Solos, o en compañía de otros
Persona arriba, persona abajo, se calcula que en España viven solos casi cinco millones de seres humanos. Hay que aclarar, antes de nada, que hay una soledad voluntaria y elegida, libre; pero que hablamos de una soledad no deseada, forzada, condenada, penitencial.
Los españoles vivimos cada vez más años, y eso está muy bien, pero el debate está en discernir con qué calidad de vida llegamos, pongamos, a los ochenta. Cuál es nuestra pensión de soledad. Parece que hay una hinchazón de soledad, de aislamiento no deseado.
De momento, los humanos estamos programados para vivir en comunidad; somos seres sociales y necesitamos a los otros, pero el caso es que existe gente que hoy se pega el día entero sin hablar con nadie.

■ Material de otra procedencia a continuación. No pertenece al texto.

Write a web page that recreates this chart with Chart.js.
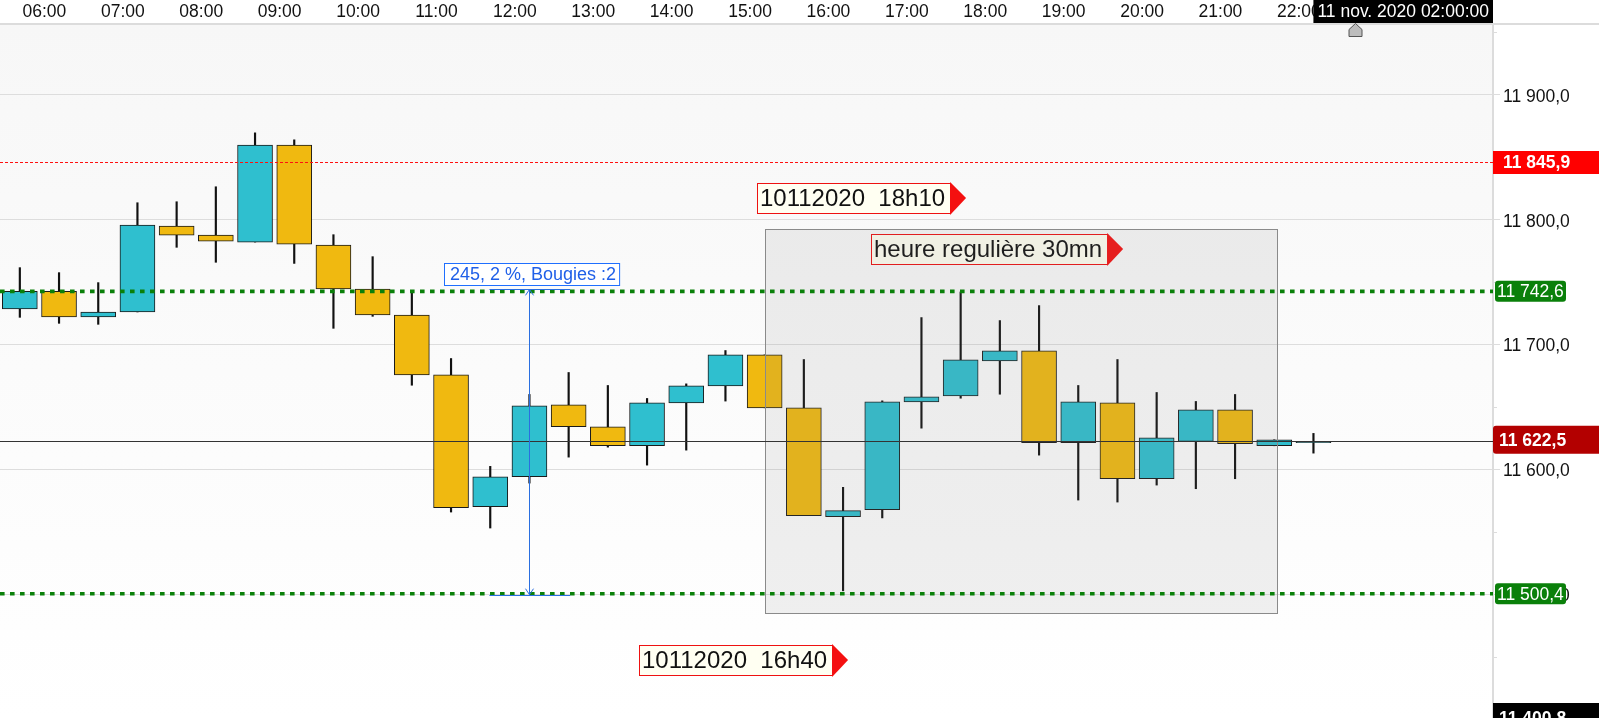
<!DOCTYPE html>
<html>
<head>
<meta charset="utf-8">
<script src="https://cdn.jsdelivr.net/npm/chart.js@4.4.0/dist/chart.umd.min.js"></script>
<style>
  html, body { margin: 0; padding: 0; background: #fff; overflow: hidden; }
  #wrap { width: 1599px; height: 718px; position: relative; }
</style>
</head>
<body>
<div id="wrap"><canvas id="chart"></canvas></div>
<script>
// 30 minute candles, 10 nov. 2020
const candleTimes = ['05:30', '06:00', '06:30', '07:00', '07:30', '08:00', '08:30', '09:00', '09:30', '10:00',
  '10:30', '11:00', '11:30', '12:00', '12:30', '13:00', '13:30', '14:00', '14:30', '15:00',
  '15:30', '16:00', '16:30', '17:00', '17:30', '18:00', '18:30', '19:00', '19:30', '20:00',
  '20:30', '21:00', '21:30', '22:00'];
const opens = [11728.6, 11742.6, 11722.1, 11726.1, 11794.9, 11787.7, 11782.1, 11859.7, 11779.7, 11744.5,
  11723.7, 11675.7, 11570.1, 11594.1, 11651.7, 11634.1, 11618.9, 11653.3, 11666.9, 11691.7,
  11649.3, 11562.1, 11567.7, 11654.1, 11658.9, 11686.9, 11694.9, 11621.3, 11653.3, 11592.5,
  11622.4, 11647.7, 11618.9, 11621.3];
const highs = [11761.6, 11757.6, 11749.6, 11813.6, 11814.4, 11826.4, 11869.6, 11864.0, 11788.0, 11770.4,
  11743.2, 11688.8, 11602.4, 11660.0, 11677.6, 11667.2, 11656.8, 11668.5, 11695.2, 11691.7,
  11688.0, 11585.6, 11654.9, 11721.6, 11742.1, 11719.2, 11731.2, 11667.2, 11688.0, 11661.6,
  11654.4, 11660.0, 11623.7, 11628.8];
const lows = [11721.8, 11717.0, 11716.2, 11726.1, 11777.9, 11765.9, 11782.1, 11765.0, 11713.0, 11722.6,
  11667.4, 11565.8, 11553.0, 11589.0, 11609.8, 11617.8, 11603.4, 11615.4, 11654.7, 11649.3,
  11562.9, 11502.7, 11561.1, 11633.0, 11657.0, 11660.2, 11611.4, 11575.4, 11573.8, 11587.4,
  11584.5, 11592.5, 11618.9, 11613.0];
const closes = [11742.6, 11722.1, 11726.1, 11795.7, 11787.7, 11782.9, 11859.7, 11780.5, 11744.5, 11723.7,
  11675.7, 11569.3, 11594.1, 11650.9, 11634.1, 11618.9, 11653.3, 11666.9, 11691.7, 11649.3,
  11562.9, 11566.9, 11654.1, 11658.1, 11687.7, 11694.9, 11621.3, 11654.1, 11592.5, 11625.3,
  11647.7, 11620.5, 11623.7, 11622.5];

const hourLabels = ['06:00', '07:00', '08:00', '09:00', '10:00', '11:00', '12:00', '13:00', '14:00',
  '15:00', '16:00', '17:00', '18:00', '19:00', '20:00', '21:00', '22:00'];
const yTickValues = [11500, 11600, 11700, 11800, 11900];
const yMinorTicks = [11450, 11550, 11650, 11750, 11850, 11950];

const resistance = 11845.9;
const levelHigh = 11742.6;
const levelLow = 11500.4;
const lastPrice = 11622.5;
const axisBottomValue = 11400.8;
const crosshairDate = '11 nov. 2020 02:00:00';

const UP = '#2fbfcf';
const DOWN = '#f0b910';
const FONT = '"Liberation Sans", Arial, sans-serif';

const toHour = s => { const p = s.split(':').map(Number); return p[0] + p[1] / 60; };
// candles sit in the middle of their 30 mn slot
const candleX = candleTimes.map(t => toHour(t) + 0.25);
const hourValues = hourLabels.map(toHour);

function fmt(v) {
  const s = v.toFixed(1).split('.');
  return s[0].replace(/\B(?=(\d{3})+(?!\d))/g, ' ') + ',' + s[1];
}

function callout(ctx, text, x, yc) {
  ctx.font = '24px ' + FONT;
  const w = ctx.measureText(text).width + 8;
  const h = 30, top = Math.round(yc - h / 2);
  x = Math.round(x);
  ctx.fillStyle = '#fffff2';
  ctx.fillRect(x, top, w, h);
  ctx.strokeStyle = '#ee1111';
  ctx.lineWidth = 1;
  ctx.strokeRect(x + 0.5, top + 0.5, w, h);
  ctx.fillStyle = '#f41010';
  ctx.beginPath();
  ctx.moveTo(x + w, top - 1);
  ctx.lineTo(x + w + 16, top + h / 2);
  ctx.lineTo(x + w, top + h + 2);
  ctx.closePath();
  ctx.fill();
  ctx.fillStyle = '#111';
  ctx.textBaseline = 'middle';
  ctx.textAlign = 'left';
  ctx.fillText(text, x + 3, top + h / 2 + 1);
}

function hLine(ctx, area, y, color, width, dash) {
  ctx.save();
  ctx.strokeStyle = color;
  ctx.lineWidth = width;
  ctx.setLineDash(dash);
  ctx.beginPath();
  ctx.moveTo(area.left, y);
  ctx.lineTo(area.right, y);
  ctx.stroke();
  ctx.restore();
}

function priceTag(ctx, text, x, y, w, h, fill, bold, radius, tx) {
  ctx.fillStyle = fill;
  ctx.beginPath();
  if (ctx.roundRect) ctx.roundRect(x, y - h / 2, w, h, radius); else ctx.rect(x, y - h / 2, w, h);
  ctx.fill();
  ctx.fillStyle = '#fff';
  ctx.font = (bold ? 'bold ' : '') + '17.5px ' + FONT;
  ctx.textAlign = 'left';
  ctx.textBaseline = 'middle';
  ctx.fillText(text, tx, y + 1);
}

const overlays = {
  id: 'overlays',
  beforeDraw(chart) {
    const { ctx, chartArea: a } = chart;
    const g = ctx.createLinearGradient(0, a.top, 0, a.bottom);
    g.addColorStop(0, '#f7f7f7');
    g.addColorStop(1, '#ffffff');
    ctx.save();
    ctx.fillStyle = g;
    ctx.fillRect(a.left, a.top, a.right - a.left, a.bottom - a.top);
    ctx.restore();
  },
  afterDatasetsDraw(chart) {
    const { ctx, chartArea: a, scales: { x, y } } = chart;
    ctx.save();
    ctx.beginPath();
    ctx.rect(a.left, a.top, a.right - a.left, a.bottom - a.top);
    ctx.clip();

    callout(ctx, '10112020  18h10', x.getPixelForValue(15.152), y.getPixelForValue(11817.2));
    callout(ctx, 'heure regulière 30mn', x.getPixelForValue(16.606), y.getPixelForValue(11776.3));
    callout(ctx, '10112020  16h40', x.getPixelForValue(13.651), y.getPixelForValue(11447));

    // regular session box
    const bx0 = Math.round(x.getPixelForValue(15.25)), bx1 = Math.round(x.getPixelForValue(21.78));
    const by0 = Math.round(y.getPixelForValue(11792.6)), by1 = Math.round(y.getPixelForValue(11484.8));
    ctx.fillStyle = 'rgba(128,128,128,0.12)';
    ctx.fillRect(bx0, by0, bx1 - bx0, by1 - by0);
    ctx.strokeStyle = '#8a8a8a';
    ctx.lineWidth = 1;
    ctx.strokeRect(bx0 + 0.5, by0 + 0.5, bx1 - bx0, by1 - by0);

    hLine(ctx, a, Math.round(y.getPixelForValue(resistance)) + 0.5, '#ff1010', 1, [3, 2]);
    hLine(ctx, a, y.getPixelForValue(levelHigh), '#0a800a', 3.6, [4.6, 5.4]);
    hLine(ctx, a, y.getPixelForValue(levelLow), '#0a800a', 3.6, [4.6, 5.4]);
    hLine(ctx, a, Math.round(y.getPixelForValue(lastPrice)) + 0.5, '#333', 1.2, []);

    // measuring tool
    const mx = Math.round(x.getPixelForValue(12.25)) + 0.5;
    const mTop = y.getPixelForValue(levelHigh) - 2, mBot = y.getPixelForValue(levelLow) + 1;
    const cL = x.getPixelForValue(11.74), cR = x.getPixelForValue(12.77);
    ctx.strokeStyle = '#2a6fe0';
    ctx.lineWidth = 1;
    ctx.beginPath();
    ctx.moveTo(mx, mTop); ctx.lineTo(mx, mBot);
    ctx.moveTo(cL, Math.round(mTop) + 0.5); ctx.lineTo(cR, Math.round(mTop) + 0.5);
    ctx.moveTo(cL, Math.round(mBot) + 0.5); ctx.lineTo(cR, Math.round(mBot) + 0.5);
    ctx.moveTo(mx - 4, mTop + 6); ctx.lineTo(mx, mTop); ctx.lineTo(mx + 4, mTop + 6);
    ctx.moveTo(mx - 4, mBot - 6); ctx.lineTo(mx, mBot); ctx.lineTo(mx + 4, mBot - 6);
    ctx.stroke();
    ctx.font = '18px ' + FONT;
    const mText = '245, 2 %, Bougies :2';
    const lx = Math.round(x.getPixelForValue(11.164)), ly = Math.round(y.getPixelForValue(11765.4));
    const lw = ctx.measureText(mText).width + 9;
    ctx.fillStyle = '#fff';
    ctx.fillRect(lx, ly, lw, 22);
    ctx.strokeStyle = '#1f6fff';
    ctx.strokeRect(lx + 0.5, ly + 0.5, lw, 22);
    ctx.fillStyle = '#1f5fe8';
    ctx.textAlign = 'left';
    ctx.textBaseline = 'middle';
    ctx.fillText(mText, lx + 6, ly + 12);
    ctx.restore();
  },
  afterDraw(chart) {
    const { ctx, chartArea: a, scales: { x, y }, width } = chart;
    ctx.save();
    // axis separator continues under the price scale
    ctx.strokeStyle = '#dcdcdc';
    ctx.lineWidth = 2;
    ctx.beginPath();
    ctx.moveTo(a.right, a.top);
    ctx.lineTo(width, a.top);
    ctx.stroke();
    // minor ticks
    ctx.lineWidth = 1;
    ctx.beginPath();
    yMinorTicks.forEach(v => {
      const py = Math.round(y.getPixelForValue(v)) + 0.5;
      ctx.moveTo(a.right, py); ctx.lineTo(a.right + 4, py);
    });
    ctx.stroke();

    priceTag(ctx, fmt(resistance), a.right, y.getPixelForValue(resistance), width - a.right, 23, '#ff0000', true, 0, a.right + 10);
    priceTag(ctx, fmt(levelHigh), a.right + 2, y.getPixelForValue(levelHigh), 71, 21, '#0a800a', false, 3, a.right + 4);
    priceTag(ctx, fmt(levelLow), a.right + 2, y.getPixelForValue(levelLow), 71, 21, '#0a800a', false, 3, a.right + 4);
    priceTag(ctx, fmt(lastPrice), a.right, y.getPixelForValue(lastPrice) - 1.5, width - a.right, 28, '#b30000', true, [3, 0, 0, 3], a.right + 6);
    priceTag(ctx, fmt(axisBottomValue), a.right, y.getPixelForValue(axisBottomValue), width - a.right, 30, '#000', true, 0, a.right + 6);

    // time cursor
    ctx.font = '17.5px ' + FONT;
    const tw = ctx.measureText(crosshairDate).width + 8;
    ctx.fillStyle = '#000';
    ctx.fillRect(a.right - tw, 0, tw, 23);
    ctx.fillStyle = '#fff';
    ctx.textAlign = 'center';
    ctx.textBaseline = 'middle';
    ctx.fillText(crosshairDate, a.right - tw / 2, 12);
    const px = Math.round(x.getPixelForValue(22.786)) + 0.5;
    ctx.fillStyle = '#bdbdbd';
    ctx.strokeStyle = '#555';
    ctx.lineWidth = 1;
    ctx.beginPath();
    ctx.moveTo(px, 23.5);
    ctx.lineTo(px + 6.5, 29.5);
    ctx.lineTo(px + 6.5, 36.5);
    ctx.lineTo(px - 6.5, 36.5);
    ctx.lineTo(px - 6.5, 29.5);
    ctx.closePath();
    ctx.fill();
    ctx.stroke();
    ctx.restore();
  }
};

new Chart(document.getElementById('chart'), {
  type: 'bar',
  data: {
    datasets: [
      {
        label: 'body',
        data: candleX.map((cx, i) => ({ x: cx, y: [opens[i], closes[i]] })),
        backgroundColor: c => closes[c.dataIndex] >= opens[c.dataIndex] ? UP : DOWN,
        borderColor: '#1a1a1a',
        borderWidth: 1,
        borderSkipped: false,
        barThickness: 35,
        grouped: false,
        order: 1,
      },
      {
        label: 'wick',
        data: candleX.map((cx, i) => ({ x: cx, y: [lows[i], highs[i]] })),
        backgroundColor: '#111',
        borderWidth: 0,
        barThickness: 1.5,
        grouped: false,
        order: 2,
      },
    ],
  },
  options: {
    responsive: true,
    maintainAspectRatio: false,
    animation: false,
    layout: { padding: 0 },
    plugins: { legend: { display: false }, tooltip: { enabled: false } },
    scales: {
      x: {
        type: 'linear',
        position: 'top',
        min: 5.497,
        max: 24.54,
        offset: false,
        afterBuildTicks: s => { s.ticks = hourValues.map(v => ({ value: v })); },
        afterFit: s => { s.height = 24; s.paddingLeft = 0; s.paddingRight = 0; },
        ticks: {
          callback: (v, i) => hourLabels[i],
          autoSkip: false,
          maxRotation: 0,
          labelOffset: 5,
          padding: -6.5,
          color: '#111',
          font: { family: FONT, size: 17.5 },
        },
        grid: { display: false, offset: false },
        border: { color: '#dcdcdc', width: 2 },
      },
      y: {
        position: 'right',
        min: axisBottomValue,
        max: 11956.8,
        afterBuildTicks: s => { s.ticks = yTickValues.map(v => ({ value: v })); },
        afterFit: s => { s.width = 106; s.paddingTop = 0; s.paddingBottom = 0; },
        ticks: {
          callback: v => fmt(v),
          padding: 3,
          labelOffset: 2,
          color: '#111',
          font: { family: FONT, size: 17.5 },
        },
        grid: { color: '#dddddd', tickColor: '#dddddd', tickLength: 7, lineWidth: 1 },
        border: { color: '#dcdcdc', width: 2 },
      },
    },
  },
  plugins: [overlays],
});
</script>
</body>
</html>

Quien habla sólo espera hablar a Dios un día, nos contó Machado en el bachillerato, pero hay gente que no habla con nadie. Bueno, consigo mismo y con la tele, o con la radio.
Hay gente que se muere a solas, sin que nadie le eche en falta hasta que el olor o el recibo impagado del banco actúan de alerta. Cuanto más grande es la ciudad, más hostil es la soledad. Hay en Madrid menos redes de apoyo que en el pueblo pequeño; a un rato de desaparecer, por cierto. Aunque es verdad que hay voluntarias jóvenes que charlan con las que podían ser sus abuelas/os y les alegran la vida.
Salir todos los días a hacer la compra se ha convertido así en una especie de terapia ocupacional para muchos solitarios, una actividad que facilita la relación con el de Bangladés, que te vende la fruta, con derecho a manoseo por el comprador, a cualquier hora del día y de la fiesta, en la tienda de la esquina, siempre abierta y te llama por tu nombre. Te permite también la charleta ir a la peluquería del chino que te corta el pelo en tu barrio y te dice: “guapa, guapa, guapa”, trece veces por minuto; quién sabe si más veces que el marido de orden a la señora de orden en toda su vida.
Personas nacidas en España, que podríamos decir castizos, encuentran en estas personas de países en los que nunca hubieran pensado, interlocutores que les dan un sentido a su vida, que les hacen compañía, casi en régimen de adicción.
Este indígena español y solitario compra fruta todos los días, aunque no la necesite, y va a la peluquería sin que le haga del todo falta. Pegan la hebra con gente que los escucha y con eso tienen bastante.
Hay una imagen de persona con dificultades de movilidad, acompañada casi siempre por un latinoamericano -es lo que yo veo en Madrid- que tiene en quien le ayuda a una persona que también le hace compañía.
Luego hay el que practica la locuacidad del solitario, ese que te agarra por el brazo con fuerza y te cuenta su historia para que la cuentes en la tele. Hablarte y que los escuches es una forma de terapia. Para los dos.
Contaba el pasado lunes El País que un grupo de personas, ¡siempre mayoría de mujeres!, que no se conocían de nada, se reunían a comer; es decir, a charlar, en Betanzos, en un local parroquial en desuso –en España, tarde o temprano, siempre aparece un cura–. Allí se hablaban y se escuchaban y superaban la insondable soledad de comer solo.
En Gran Bretaña han creado una especie de ministerio de la soledad, de regusto Orwelliano, lo que informa de la dimensión del problema.
Aquí, tenemos a la televisión como animal de compañía, incluso cuando esta apagada, con su lucecita roja, presta a volver a hablar. Cuenta la leyenda que en los primeros años de la tele el presentador decía: “buenas tardes”, y el espectador le contestaba: “buenas tardes”, porque, claro, le estaba hablando sólo a él.
Este asunto de la soledad indeseada no está en la agenda política y me temo que tampoco figura entre los cien primeros problemas de nuestros distintos gobiernos. Debería estarlo, aunque solo fuera por puro egoísmo de los gobernantes.